Francois Orsini wrote:
David, it looks good. Just a few comments.

* Regarding "Mixed Version Support", it might be good at some point to elaborate on "As much as possible, two applications should be able to use different versions of Derby within the same Java VM without having to resort to creating specialized classloaders." - Were you referring to 2 different Derby engines or/and Clients or/and mix of the 2 running in the same JVM? If an application is expected to run at a certain level of Derby and it is not because of class order loading issues which could cause the application not to use the appropriate level of Derby classes. Depending what the statement meant I don't think we can completely rule out specialized class loaders to isolate loading of a specific and expected level of classes for certain configuration. More clarifications on what the statement meant to say would be nice...

Hi, Francois. I'm not sure I fully understand your question, but let me try to answer. The intent was that this was to cover the case where you specifically want to run the network client at one version and the embedded client at another. In this case you either have one application with mixed version requirements or two applications running in the same container with differing version requirements, in which case you will need separate classloaders with separate classpaths. But generally this is handled by the container provider environment and tools.

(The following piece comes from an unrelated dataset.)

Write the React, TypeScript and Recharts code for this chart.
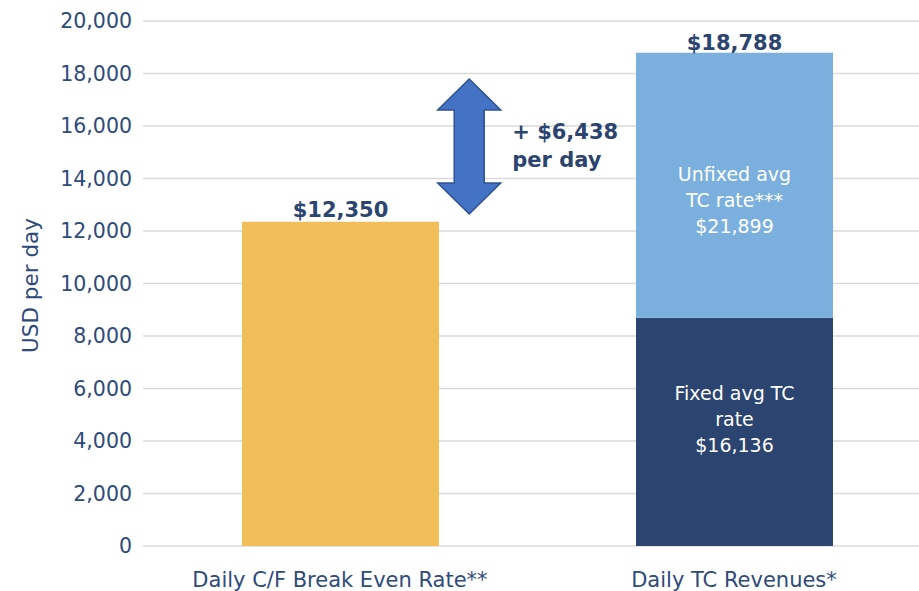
import React from "react";
import {
  BarChart,
  Bar,
  XAxis,
  YAxis,
  CartesianGrid,
  LabelList,
  ReferenceArea,
} from "recharts";

const categories = ["Daily C/F Break Even Rate**", "Daily TC Revenues*"];
const breakEven = [12350, null];
const fixedRate = [null, 8700];
const unfixedRate = [null, 10088];
const yTicks = [0, 2000, 4000, 6000, 8000, 10000, 12000, 14000, 16000, 18000, 20000];
const fixedLabel = ["Fixed avg TC", "rate", "$16,136"];
const unfixedLabel = ["Unfixed avg", "TC rate***", "$21,899"];
const arrowFrom = 12650;
const arrowTo = 17790;

const NAVY = "#2B4470";
const TEXT = "#2E4A7B";
const FONT = "DejaVu Sans";

const data = categories.map((name, i) => ({
  name,
  breakEven: breakEven[i],
  fixed: fixedRate[i],
  unfixed: unfixedRate[i],
}));

const totalRevenue = (fixedRate[1] ?? 0) + (unfixedRate[1] ?? 0);
const gap = totalRevenue - (breakEven[0] ?? 0);

const money = (v: number) => "$" + v.toLocaleString("en-US");

function insideLabel(lines: string[], shift: number) {
  return (props: any) => {
    const { x, y, width, height, value } = props;
    if (value == null) return null;
    const cx = x + width / 2;
    const cy = y + height / 2 + shift;
    const lh = 26;
    const start = cy - ((lines.length - 1) * lh) / 2;
    return (
      <text x={cx} textAnchor="middle" fill="#FFFFFF" fontSize={19} fontFamily={FONT}>
        {lines.map((l, i) => (
          <tspan key={i} x={cx} y={start + i * lh} dy="0.35em">
            {l}
          </tspan>
        ))}
      </text>
    );
  };
}

const totalLabel = (props: any) => {
  const { x, y, width, value } = props;
  if (value == null) return null;
  return (
    <text
      x={x + width / 2}
      y={y - 3}
      textAnchor="middle"
      fill={NAVY}
      fontSize={21}
      fontWeight="bold"
      fontFamily={FONT}
    >
      {money(totalRevenue)}
    </text>
  );
};

const ArrowShape = (props: any) => {
  const { x, y, width, height } = props;
  const cx = x + width * 0.414;
  const top = y;
  const bot = y + height;
  const hw = 31.5;
  const sw = 15;
  const hl = 31;
  const d = [
    `M${cx},${top}`,
    `L${cx + hw},${top + hl}`,
    `L${cx + sw},${top + hl}`,
    `L${cx + sw},${bot - hl}`,
    `L${cx + hw},${bot - hl}`,
    `L${cx},${bot}`,
    `L${cx - hw},${bot - hl}`,
    `L${cx - sw},${bot - hl}`,
    `L${cx - sw},${top + hl}`,
    `L${cx - hw},${top + hl}`,
    "Z",
  ].join(" ");
  const mid = (top + bot) / 2;
  return (
    <g>
      <path d={d} fill="#4472C4" stroke="#2F528F" strokeWidth={1.5} />
      <text x={cx + 43} y={mid - 7} fill={NAVY} fontSize={21} fontWeight="bold" fontFamily={FONT}>
        {"+ " + money(gap)}
      </text>
      <text x={cx + 43} y={mid + 21} fill={NAVY} fontSize={21} fontWeight="bold" fontFamily={FONT}>
        per day
      </text>
    </g>
  );
};

const yLabel = (props: any) => {
  const vb = props.viewBox || {};
  const cy = (vb.y ?? 0) + (vb.height ?? 0) / 2 + 2;
  return (
    <text
      x={30}
      y={cy}
      transform={`rotate(-90, 30, ${cy})`}
      textAnchor="middle"
      dominantBaseline="central"
      fill={TEXT}
      fontSize={21.5}
      fontFamily={FONT}
    >
      USD per day
    </text>
  );
};

export default function App() {
  return (
    <div
      style={{
        position: "absolute",
        left: 0,
        top: 0,
        width: 919,
        height: 591,
        overflow: "hidden",
        background: "#fff",
      }}
    >
      <BarChart
        width={940}
        height={591}
        data={data}
        margin={{ top: 21, right: 9, left: 0, bottom: 0 }}
      >
        <CartesianGrid vertical={false} stroke="#D9D9D9" strokeWidth={1.5} />
        <XAxis
          dataKey="name"
          axisLine={false}
          tickLine={false}
          height={45}
          tickMargin={20}
          tick={{ fill: TEXT, fontSize: 21, fontFamily: FONT }}
        />
        <YAxis
          width={143}
          domain={[0, 20000]}
          ticks={yTicks}
          axisLine={false}
          tickLine={false}
          tickMargin={5}
          tickFormatter={(v) => v.toLocaleString("en-US")}
          tick={{ fill: TEXT, fontSize: 20.5, fontFamily: FONT }}
          label={{ content: yLabel }}
        />
        <ReferenceArea y1={arrowFrom} y2={arrowTo} shape={ArrowShape} />
        <Bar dataKey="breakEven" stackId="a" fill="#F2BE5A" barSize={197} isAnimationActive={false}>
          <LabelList
            dataKey="breakEven"
            position="top"
            offset={5}
            formatter={(v: any) => (v == null ? "" : money(v))}
            fill={NAVY}
            fontSize={21}
            fontWeight="bold"
            fontFamily={FONT}
          />
        </Bar>
        <Bar dataKey="fixed" stackId="a" fill={NAVY} barSize={197} isAnimationActive={false}>
          <LabelList dataKey="fixed" content={insideLabel(fixedLabel, -12)} />
        </Bar>
        <Bar dataKey="unfixed" stackId="a" fill="#7BAFDE" barSize={197} isAnimationActive={false}>
          <LabelList dataKey="unfixed" content={insideLabel(unfixedLabel, 15)} />
          <LabelList dataKey="unfixed" content={totalLabel} />
        </Bar>
      </BarChart>
    </div>
  );
}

I would like to specifically talk about the first case -- a single VM wanting to use a different version for the network client and the embedded client. I can adjust the proposal (before I submit for another vote) to try and be more explicit about this.


* As a guideline, we should try to have the <ComponentName>Info class at the top level of the package for that component (in the case of Common component, one would expect to have the class be defined under the org.apache.derby.common package. I may have missed this being mentioned in the proposal.

OK, seems reasonable.


* Would be nice to run JVM / Derby incompatibility test harness suite when a new 'common' class is introduced (not just a new package).

I'm not sure why you'd want to run compatibility tests when adding new classes and packages. The compatibility issue really comes up when you modify an existing class, right?

Anyway, I don't know if it's essential to outline when compatibility tests should be run as part of these guidelines...


+1


Thanks, but we'll need your vote again on the next go-round.